Your objective >> Transcribe all of the material below word for word and leave out its pictures.

Information provided >>
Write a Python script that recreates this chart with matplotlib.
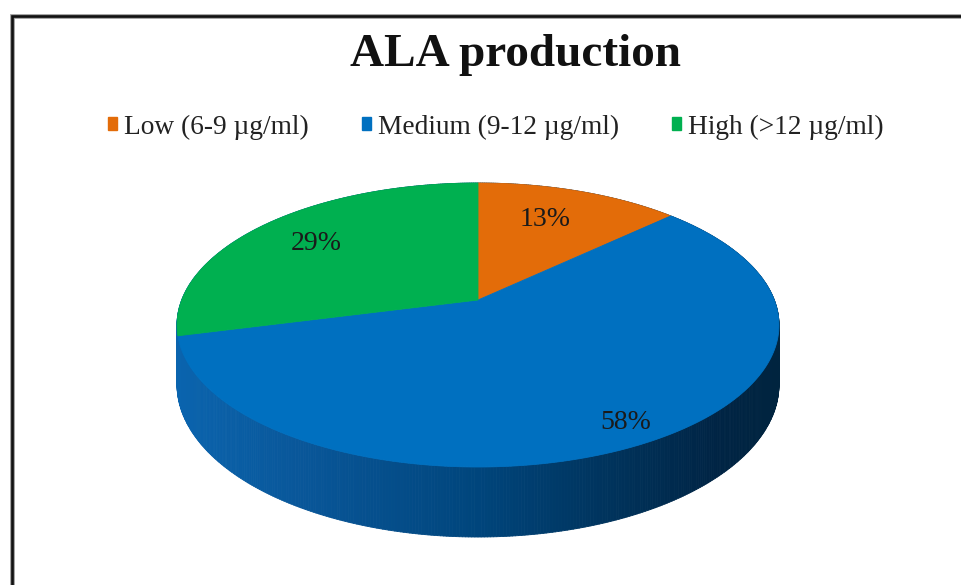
import numpy as np
import matplotlib
matplotlib.use("Agg")
import matplotlib.pyplot as plt
from matplotlib.patches import Polygon, Patch
from matplotlib.collections import PolyCollection
from matplotlib.lines import Line2D
from matplotlib.colors import LinearSegmentedColormap

# ---- data -------------------------------------------------------------
categories = ["Low (6-9 \u00b5g/ml)", "Medium (9-12 \u00b5g/ml)", "High (>12 \u00b5g/ml)"]
shares = [13, 58, 29]
pct_labels = ["13%", "58%", "29%"]
colors = ["#E36C09", "#0070C0", "#00B050"]

# ---- figure in pixel coordinates -------------------------------------
W, H = 961, 585
fig = plt.figure(figsize=(W / 100, H / 100), dpi=100)
ax = fig.add_axes([0, 0, 1, 1])
ax.set_xlim(0, W)
ax.set_ylim(H, 0)
ax.axis("off")

SERIF = ["Liberation Serif", "DejaVu Serif"]

# perspective disk: apex position, radii, perspective strength, thickness
CX, CY = 478, 300
RA, RB, K, THICK = 296.3, 137.6, 0.176, 57.7
label_r = [0.70, 0.86, 0.71]
label_shift = [(-7, -1), (6, 3), (-7, -1)]


def project(u, v, drop=0.0):
    w = 1.0 - K * v
    return CX + RA * u / w, CY + (RB * v + drop) / w


def rim(phi, r=1.0, drop=0.0):
    return project(r * np.sin(phi), -r * np.cos(phi), drop)


# ---- side wall with horizontal shading -------------------------------
wall_cmap = LinearSegmentedColormap.from_list(
    "wall",
    [(0.0, "#0a64ae"), (0.2, "#09579a"), (0.5, "#00457c"),
     (0.72, "#00335c"), (0.9, "#002444"), (1.0, "#00243f")],
)
phis = np.linspace(0, 2 * np.pi, 721)
tx, ty = rim(phis)
bx, by = rim(phis, drop=THICK)
order = np.argsort(-np.cos(phis[:-1]))  # back segments first
quads, qcols = [], []
xmin, xmax = tx.min(), tx.max()
for i in order:
    q = [(tx[i], ty[i]), (tx[i + 1], ty[i + 1]), (bx[i + 1], by[i + 1]), (bx[i], by[i])]
    xm = 0.5 * (tx[i] + tx[i + 1])
    quads.append(q)
    qcols.append(wall_cmap((xm - xmin) / (xmax - xmin)))
ax.add_collection(PolyCollection(quads, facecolors=qcols, edgecolors=qcols,
                                 linewidths=0.6, zorder=2))

# ---- top face wedges (clockwise from 12 o'clock) ---------------------
bounds = np.concatenate([[0], np.cumsum(shares)]) / sum(shares) * 2 * np.pi
for k in range(len(shares)):
    a0, a1 = bounds[k], bounds[k + 1]
    ph = np.linspace(a0, a1, max(int((a1 - a0) / (2 * np.pi) * 720), 4))
    px, py = rim(ph)
    pts = np.column_stack([np.r_[CX, px], np.r_[CY, py]])
    ax.add_patch(Polygon(pts, closed=True, facecolor=colors[k],
                         edgecolor=colors[k], linewidth=0.6, zorder=3))
    lx, ly = rim(0.5 * (a0 + a1), r=label_r[k])
    ax.text(lx + label_shift[k][0], ly + label_shift[k][1], pct_labels[k],
            ha="center", va="center", fontsize=20, family=SERIF,
            color="#1a1a1a", zorder=5)

# ---- chart frame ------------------------------------------------------
ax.add_line(Line2D([11.5, 11.5, W + 5], [H + 5, 15.5, 15.5], color="#9a9a9a",
                   linewidth=3.4, solid_joinstyle="miter", zorder=1))
ax.add_line(Line2D([11.5, 11.5, W + 5], [H + 5, 15.5, 15.5], color="#111111",
                   linewidth=1.9, solid_joinstyle="miter", zorder=1))

# ---- title and legend -------------------------------------------------
ax.text(516, 66, "ALA production", ha="center", va="baseline",
        fontsize=34, fontweight="bold", family=SERIF, color="#111111")

handles = [Patch(facecolor=c, edgecolor=c) for c in colors]
fig.legend(handles, categories, loc="center", ncol=3,
           bbox_to_anchor=(496 / W, 1 - 127 / H), frameon=False,
           prop={"family": SERIF, "size": 19.7},
           handlelength=0.33, handleheight=0.33, handletextpad=0.25,
           columnspacing=1.95, labelcolor="#222222")

fig.savefig("out.png", dpi=100, facecolor="white")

Task result >>
Write a Python script that recreates this chart with matplotlib.
import numpy as np
import matplotlib
matplotlib.use("Agg")
import matplotlib.pyplot as plt
from matplotlib.patches import Polygon, Patch
from matplotlib.collections import PolyCollection
from matplotlib.lines import Line2D
from matplotlib.colors import LinearSegmentedColormap

# ---- data -------------------------------------------------------------
categories = ["Low (6-9 \u00b5g/ml)", "Medium (9-12 \u00b5g/ml)", "High (>12 \u00b5g/ml)"]
shares = [13, 58, 29]
pct_labels = ["13%", "58%", "29%"]
colors = ["#E36C09", "#0070C0", "#00B050"]

# ---- figure in pixel coordinates -------------------------------------
W, H = 961, 585
fig = plt.figure(figsize=(W / 100, H / 100), dpi=100)
ax = fig.add_axes([0, 0, 1, 1])
ax.set_xlim(0, W)
ax.set_ylim(H, 0)
ax.axis("off")

SERIF = ["Liberation Serif", "DejaVu Serif"]

# perspective disk: apex position, radii, perspective strength, thickness
CX, CY = 478, 300
RA, RB, K, THICK = 296.3, 137.6, 0.176, 57.7
label_r = [0.70, 0.86, 0.71]
label_shift = [(-7, -1), (6, 3), (-7, -1)]


def project(u, v, drop=0.0):
    w = 1.0 - K * v
    return CX + RA * u / w, CY + (RB * v + drop) / w


def rim(phi, r=1.0, drop=0.0):
    return project(r * np.sin(phi), -r * np.cos(phi), drop)


# ---- side wall with horizontal shading -------------------------------
wall_cmap = LinearSegmentedColormap.from_list(
    "wall",
    [(0.0, "#0a64ae"), (0.2, "#09579a"), (0.5, "#00457c"),
     (0.72, "#00335c"), (0.9, "#002444"), (1.0, "#00243f")],
)
phis = np.linspace(0, 2 * np.pi, 721)
tx, ty = rim(phis)
bx, by = rim(phis, drop=THICK)
order = np.argsort(-np.cos(phis[:-1]))  # back segments first
quads, qcols = [], []
xmin, xmax = tx.min(), tx.max()
for i in order:
    q = [(tx[i], ty[i]), (tx[i + 1], ty[i + 1]), (bx[i + 1], by[i + 1]), (bx[i], by[i])]
    xm = 0.5 * (tx[i] + tx[i + 1])
    quads.append(q)
    qcols.append(wall_cmap((xm - xmin) / (xmax - xmin)))
ax.add_collection(PolyCollection(quads, facecolors=qcols, edgecolors=qcols,
                                 linewidths=0.6, zorder=2))

# ---- top face wedges (clockwise from 12 o'clock) ---------------------
bounds = np.concatenate([[0], np.cumsum(shares)]) / sum(shares) * 2 * np.pi
for k in range(len(shares)):
    a0, a1 = bounds[k], bounds[k + 1]
    ph = np.linspace(a0, a1, max(int((a1 - a0) / (2 * np.pi) * 720), 4))
    px, py = rim(ph)
    pts = np.column_stack([np.r_[CX, px], np.r_[CY, py]])
    ax.add_patch(Polygon(pts, closed=True, facecolor=colors[k],
                         edgecolor=colors[k], linewidth=0.6, zorder=3))
    lx, ly = rim(0.5 * (a0 + a1), r=label_r[k])
    ax.text(lx + label_shift[k][0], ly + label_shift[k][1], pct_labels[k],
            ha="center", va="center", fontsize=20, family=SERIF,
            color="#1a1a1a", zorder=5)

# ---- chart frame ------------------------------------------------------
ax.add_line(Line2D([11.5, 11.5, W + 5], [H + 5, 15.5, 15.5], color="#9a9a9a",
                   linewidth=3.4, solid_joinstyle="miter", zorder=1))
ax.add_line(Line2D([11.5, 11.5, W + 5], [H + 5, 15.5, 15.5], color="#111111",
                   linewidth=1.9, solid_joinstyle="miter", zorder=1))

# ---- title and legend -------------------------------------------------
ax.text(516, 66, "ALA production", ha="center", va="baseline",
        fontsize=34, fontweight="bold", family=SERIF, color="#111111")

handles = [Patch(facecolor=c, edgecolor=c) for c in colors]
fig.legend(handles, categories, loc="center", ncol=3,
           bbox_to_anchor=(496 / W, 1 - 127 / H), frameon=False,
           prop={"family": SERIF, "size": 19.7},
           handlelength=0.33, handleheight=0.33, handletextpad=0.25,
           columnspacing=1.95, labelcolor="#222222")

fig.savefig("out.png", dpi=100, facecolor="white")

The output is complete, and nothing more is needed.